Begin
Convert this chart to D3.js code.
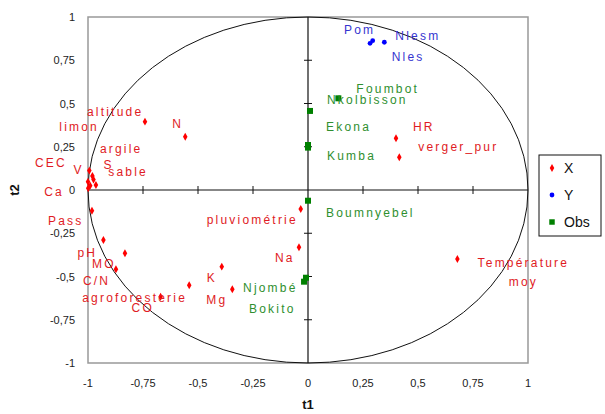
<html>
<head>
<script src="https://d3js.org/d3.v7.min.js"></script>
<style>
  body { margin: 0; background: white; }
  .lab { font: 12px "Liberation Sans", Arial, sans-serif; letter-spacing: 2.2px; }
  .tick { font: 11px "Liberation Sans", Arial, sans-serif; fill: #222; }
  .ttl { font: bold 13px "Liberation Sans", Arial, sans-serif; fill: #111; }
  .leg { font: 14px "Liberation Sans", Arial, sans-serif; fill: #111; }
</style>
</head>
<body>
<svg width="605" height="414"></svg>
<script>
// variables (X)
var xNames = ["altitude","N","limon","argile","CEC","V","S","sable","Ca","Pass","pH","MO","C/N","CO",
              "agroforesterie","K","Mg","pluviométrie","Na","HR","verger_pur","Température moy"];
var xT1 = [-0.741,-0.558,-0.994,-0.964,-1.0,-0.98,-0.975,-0.99,-0.999,-0.982,-0.93,-0.832,-0.873,-0.67,
           -0.54,-0.392,-0.344,-0.033,-0.041,0.4,0.415,0.679];
var xT2 = [0.395,0.308,0.112,0.029,0.048,0.081,0.06,0.025,0.01,-0.12,-0.289,-0.366,-0.458,-0.617,
           -0.551,-0.443,-0.574,-0.11,-0.331,0.299,0.189,-0.399];
// variables (Y)
var yNames = ["Pom","Nlesm","Nles"];
var yT1 = [0.282,0.347,0.294];
var yT2 = [0.848,0.854,0.863];
// observations
var obsNames = ["Foumbot","Nkolbisson","Ekona","Kumba","Boumnyebel","Njombé","Bokito"];
var obsT1 = [0.138,0.009,0.0,0.0,0.0,-0.009,-0.018];
var obsT2 = [0.53,0.457,0.26,0.245,-0.062,-0.507,-0.53];

var ticks = [-1,-0.75,-0.5,-0.25,0,0.25,0.5,0.75,1];
var tickLabels = ["-1","-0,75","-0,5","-0,25","0","0,25","0,5","0,75","1"];
var legendNames = ["X","Y","Obs"];

// label placement (pixels, relative to the point)
var labelOffset = {
  "altitude":[-58,-10], "N":[-13,-13], "limon":[-30,-44], "argile":[4,-36], "CEC":[-53,-19],
  "V":[-19,-6], "S":[10,-15], "sable":[18,-14], "Ca":[-44,4], "Pass":[-44,10], "pH":[-26,13],
  "MO":[-33,11], "C/N":[-33,12], "CO":[-29,11], "agroforesterie":[-107,13], "K":[-15,11],
  "Mg":[-26,11], "pluviométrie":[-94,11], "Na":[-24,11], "HR":[17,-11], "verger_pur":[19,-10],
  "Pom":[-26,-13], "Nlesm":[11,-6], "Nles":[19,16],
  "Foumbot":[18,-9], "Nkolbisson":[17,-11], "Ekona":[18,-18], "Kumba":[19,8],
  "Boumnyebel":[18,12], "Njombé":[-63,10], "Bokito":[-55,27]
};

var svg = d3.select("svg");
var xs = d3.scaleLinear().domain([-1,1]).range([88,528]);
var ys = d3.scaleLinear().domain([-1,1]).range([363,17]);

var red = "#ff0000", redText = "#e01b24";
var blue = "#0000ff", blueText = "#3535d0";
var green = "#008000", greenText = "#2f8f2f";

// frame
svg.append("rect")
  .attr("x", xs(-1)).attr("y", ys(1))
  .attr("width", xs(1)-xs(-1)).attr("height", ys(-1)-ys(1))
  .attr("fill","none").attr("stroke","#999").attr("stroke-width",1.5);

// correlation circle
svg.append("ellipse")
  .attr("cx", xs(0)).attr("cy", ys(0))
  .attr("rx", xs(1)-xs(0)).attr("ry", ys(0)-ys(1))
  .attr("fill","none").attr("stroke","#111").attr("stroke-width",1);

// axes through origin
svg.append("line").attr("x1",xs(-1)).attr("x2",xs(1)).attr("y1",ys(0)).attr("y2",ys(0))
  .attr("stroke","#111").attr("stroke-width",1.2);
svg.append("line").attr("x1",xs(0)).attr("x2",xs(0)).attr("y1",ys(1)).attr("y2",ys(-1))
  .attr("stroke","#111").attr("stroke-width",1.2);

var inner = ticks.filter(function(t){ return t > -1 && t < 1 && t != 0; });
svg.selectAll(".xt").data(inner).enter().append("line")
  .attr("x1", function(d){ return xs(d); }).attr("x2", function(d){ return xs(d); })
  .attr("y1", ys(0)-4).attr("y2", ys(0)+4).attr("stroke","#111");
svg.selectAll(".yt").data(inner).enter().append("line")
  .attr("y1", function(d){ return ys(d); }).attr("y2", function(d){ return ys(d); })
  .attr("x1", xs(0)-4).attr("x2", xs(0)+4).attr("stroke","#111");

// tick labels
svg.selectAll(".xl").data(ticks).enter().append("text")
  .attr("class","tick").attr("text-anchor","middle")
  .attr("x", function(d){ return xs(d); }).attr("y", ys(-1)+24)
  .text(function(d,i){ return tickLabels[i]; });
svg.selectAll(".yl").data(ticks).enter().append("text")
  .attr("class","tick").attr("text-anchor","end")
  .attr("x", xs(-1)-13).attr("y", function(d){ return ys(d)+4; })
  .text(function(d,i){ return tickLabels[i]; });

svg.append("text").attr("class","ttl").attr("text-anchor","middle")
  .attr("x", xs(0)).attr("y", 409).text("t1");
svg.append("text").attr("class","ttl").attr("text-anchor","middle")
  .attr("transform","translate(19,"+ys(0)+") rotate(-90)").text("t2");

function drawGroup(names, t1, t2, symbol, size, fill, textFill) {
  var pts = names.map(function(n,i){ return {name:n, x:t1[i], y:t2[i]}; });
  var g = svg.append("g");
  g.selectAll("path").data(pts).enter().append("path")
    .attr("transform", function(d){ return "translate("+xs(d.x)+","+ys(d.y)+")"; })
    .attr("d", d3.symbol().type(symbol).size(size))
    .attr("fill", fill);
  g.selectAll("text").data(pts.filter(function(d){ return d.name != "Température moy"; })).enter()
    .append("text").attr("class","lab").attr("fill", textFill)
    .attr("x", function(d){ return xs(d.x)+labelOffset[d.name][0]; })
    .attr("y", function(d){ return ys(d.y)+labelOffset[d.name][1]+4; })
    .text(function(d){ return d.name; });
  return pts;
}

var xPts = drawGroup(xNames, xT1, xT2, d3.symbolDiamond, 18, red, redText);
drawGroup(yNames, yT1, yT2, d3.symbolCircle, 18, blue, blueText);
drawGroup(obsNames, obsT1, obsT2, d3.symbolSquare, 36, green, greenText);

// two-line label for Température moy
var tp = xPts.filter(function(d){ return d.name == "Température moy"; })[0];
var tt = svg.append("text").attr("class","lab").attr("fill",redText).attr("text-anchor","middle")
  .attr("x", xs(tp.x)+66).attr("y", ys(tp.y)+8);
tt.append("tspan").attr("x", xs(tp.x)+66).text("Température");
tt.append("tspan").attr("x", xs(tp.x)+66).attr("dy", 19).text("moy");

// legend
var lg = svg.append("g");
lg.append("rect").attr("x",539).attr("y",155).attr("width",62).attr("height",81)
  .attr("fill","white").attr("stroke","#111").attr("stroke-width",1);
var legSym = [d3.symbolDiamond, d3.symbolCircle, d3.symbolSquare];
var legCol = [red, blue, green];
var legSize = [18, 18, 30];
lg.selectAll("path").data(legendNames).enter().append("path")
  .attr("transform", function(d,i){ return "translate(552,"+(168+i*27)+")"; })
  .attr("d", function(d,i){ return d3.symbol().type(legSym[i]).size(legSize[i])(); })
  .attr("fill", function(d,i){ return legCol[i]; });
lg.selectAll("text").data(legendNames).enter().append("text")
  .attr("class","leg").attr("x",564).attr("y", function(d,i){ return 173+i*27; })
  .text(function(d){ return d; });
</script>
</body>
</html>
End
Write out the listing above again, exactly, but with no pictures in the copy.

■ Complete answer:
Convert this chart to D3.js code.
<html>
<head>
<script src="https://d3js.org/d3.v7.min.js"></script>
<style>
  body { margin: 0; background: white; }
  .lab { font: 12px "Liberation Sans", Arial, sans-serif; letter-spacing: 2.2px; }
  .tick { font: 11px "Liberation Sans", Arial, sans-serif; fill: #222; }
  .ttl { font: bold 13px "Liberation Sans", Arial, sans-serif; fill: #111; }
  .leg { font: 14px "Liberation Sans", Arial, sans-serif; fill: #111; }
</style>
</head>
<body>
<svg width="605" height="414"></svg>
<script>
// variables (X)
var xNames = ["altitude","N","limon","argile","CEC","V","S","sable","Ca","Pass","pH","MO","C/N","CO",
              "agroforesterie","K","Mg","pluviométrie","Na","HR","verger_pur","Température moy"];
var xT1 = [-0.741,-0.558,-0.994,-0.964,-1.0,-0.98,-0.975,-0.99,-0.999,-0.982,-0.93,-0.832,-0.873,-0.67,
           -0.54,-0.392,-0.344,-0.033,-0.041,0.4,0.415,0.679];
var xT2 = [0.395,0.308,0.112,0.029,0.048,0.081,0.06,0.025,0.01,-0.12,-0.289,-0.366,-0.458,-0.617,
           -0.551,-0.443,-0.574,-0.11,-0.331,0.299,0.189,-0.399];
// variables (Y)
var yNames = ["Pom","Nlesm","Nles"];
var yT1 = [0.282,0.347,0.294];
var yT2 = [0.848,0.854,0.863];
// observations
var obsNames = ["Foumbot","Nkolbisson","Ekona","Kumba","Boumnyebel","Njombé","Bokito"];
var obsT1 = [0.138,0.009,0.0,0.0,0.0,-0.009,-0.018];
var obsT2 = [0.53,0.457,0.26,0.245,-0.062,-0.507,-0.53];

var ticks = [-1,-0.75,-0.5,-0.25,0,0.25,0.5,0.75,1];
var tickLabels = ["-1","-0,75","-0,5","-0,25","0","0,25","0,5","0,75","1"];
var legendNames = ["X","Y","Obs"];

// label placement (pixels, relative to the point)
var labelOffset = {
  "altitude":[-58,-10], "N":[-13,-13], "limon":[-30,-44], "argile":[4,-36], "CEC":[-53,-19],
  "V":[-19,-6], "S":[10,-15], "sable":[18,-14], "Ca":[-44,4], "Pass":[-44,10], "pH":[-26,13],
  "MO":[-33,11], "C/N":[-33,12], "CO":[-29,11], "agroforesterie":[-107,13], "K":[-15,11],
  "Mg":[-26,11], "pluviométrie":[-94,11], "Na":[-24,11], "HR":[17,-11], "verger_pur":[19,-10],
  "Pom":[-26,-13], "Nlesm":[11,-6], "Nles":[19,16],
  "Foumbot":[18,-9], "Nkolbisson":[17,-11], "Ekona":[18,-18], "Kumba":[19,8],
  "Boumnyebel":[18,12], "Njombé":[-63,10], "Bokito":[-55,27]
};

var svg = d3.select("svg");
var xs = d3.scaleLinear().domain([-1,1]).range([88,528]);
var ys = d3.scaleLinear().domain([-1,1]).range([363,17]);

var red = "#ff0000", redText = "#e01b24";
var blue = "#0000ff", blueText = "#3535d0";
var green = "#008000", greenText = "#2f8f2f";

// frame
svg.append("rect")
  .attr("x", xs(-1)).attr("y", ys(1))
  .attr("width", xs(1)-xs(-1)).attr("height", ys(-1)-ys(1))
  .attr("fill","none").attr("stroke","#999").attr("stroke-width",1.5);

// correlation circle
svg.append("ellipse")
  .attr("cx", xs(0)).attr("cy", ys(0))
  .attr("rx", xs(1)-xs(0)).attr("ry", ys(0)-ys(1))
  .attr("fill","none").attr("stroke","#111").attr("stroke-width",1);

// axes through origin
svg.append("line").attr("x1",xs(-1)).attr("x2",xs(1)).attr("y1",ys(0)).attr("y2",ys(0))
  .attr("stroke","#111").attr("stroke-width",1.2);
svg.append("line").attr("x1",xs(0)).attr("x2",xs(0)).attr("y1",ys(1)).attr("y2",ys(-1))
  .attr("stroke","#111").attr("stroke-width",1.2);

var inner = ticks.filter(function(t){ return t > -1 && t < 1 && t != 0; });
svg.selectAll(".xt").data(inner).enter().append("line")
  .attr("x1", function(d){ return xs(d); }).attr("x2", function(d){ return xs(d); })
  .attr("y1", ys(0)-4).attr("y2", ys(0)+4).attr("stroke","#111");
svg.selectAll(".yt").data(inner).enter().append("line")
  .attr("y1", function(d){ return ys(d); }).attr("y2", function(d){ return ys(d); })
  .attr("x1", xs(0)-4).attr("x2", xs(0)+4).attr("stroke","#111");

// tick labels
svg.selectAll(".xl").data(ticks).enter().append("text")
  .attr("class","tick").attr("text-anchor","middle")
  .attr("x", function(d){ return xs(d); }).attr("y", ys(-1)+24)
  .text(function(d,i){ return tickLabels[i]; });
svg.selectAll(".yl").data(ticks).enter().append("text")
  .attr("class","tick").attr("text-anchor","end")
  .attr("x", xs(-1)-13).attr("y", function(d){ return ys(d)+4; })
  .text(function(d,i){ return tickLabels[i]; });

svg.append("text").attr("class","ttl").attr("text-anchor","middle")
  .attr("x", xs(0)).attr("y", 409).text("t1");
svg.append("text").attr("class","ttl").attr("text-anchor","middle")
  .attr("transform","translate(19,"+ys(0)+") rotate(-90)").text("t2");

function drawGroup(names, t1, t2, symbol, size, fill, textFill) {
  var pts = names.map(function(n,i){ return {name:n, x:t1[i], y:t2[i]}; });
  var g = svg.append("g");
  g.selectAll("path").data(pts).enter().append("path")
    .attr("transform", function(d){ return "translate("+xs(d.x)+","+ys(d.y)+")"; })
    .attr("d", d3.symbol().type(symbol).size(size))
    .attr("fill", fill);
  g.selectAll("text").data(pts.filter(function(d){ return d.name != "Température moy"; })).enter()
    .append("text").attr("class","lab").attr("fill", textFill)
    .attr("x", function(d){ return xs(d.x)+labelOffset[d.name][0]; })
    .attr("y", function(d){ return ys(d.y)+labelOffset[d.name][1]+4; })
    .text(function(d){ return d.name; });
  return pts;
}

var xPts = drawGroup(xNames, xT1, xT2, d3.symbolDiamond, 18, red, redText);
drawGroup(yNames, yT1, yT2, d3.symbolCircle, 18, blue, blueText);
drawGroup(obsNames, obsT1, obsT2, d3.symbolSquare, 36, green, greenText);

// two-line label for Température moy
var tp = xPts.filter(function(d){ return d.name == "Température moy"; })[0];
var tt = svg.append("text").attr("class","lab").attr("fill",redText).attr("text-anchor","middle")
  .attr("x", xs(tp.x)+66).attr("y", ys(tp.y)+8);
tt.append("tspan").attr("x", xs(tp.x)+66).text("Température");
tt.append("tspan").attr("x", xs(tp.x)+66).attr("dy", 19).text("moy");

// legend
var lg = svg.append("g");
lg.append("rect").attr("x",539).attr("y",155).attr("width",62).attr("height",81)
  .attr("fill","white").attr("stroke","#111").attr("stroke-width",1);
var legSym = [d3.symbolDiamond, d3.symbolCircle, d3.symbolSquare];
var legCol = [red, blue, green];
var legSize = [18, 18, 30];
lg.selectAll("path").data(legendNames).enter().append("path")
  .attr("transform", function(d,i){ return "translate(552,"+(168+i*27)+")"; })
  .attr("d", function(d,i){ return d3.symbol().type(legSym[i]).size(legSize[i])(); })
  .attr("fill", function(d,i){ return legCol[i]; });
lg.selectAll("text").data(legendNames).enter().append("text")
  .attr("class","leg").attr("x",564).attr("y", function(d,i){ return 173+i*27; })
  .text(function(d){ return d; });
</script>
</body>
</html>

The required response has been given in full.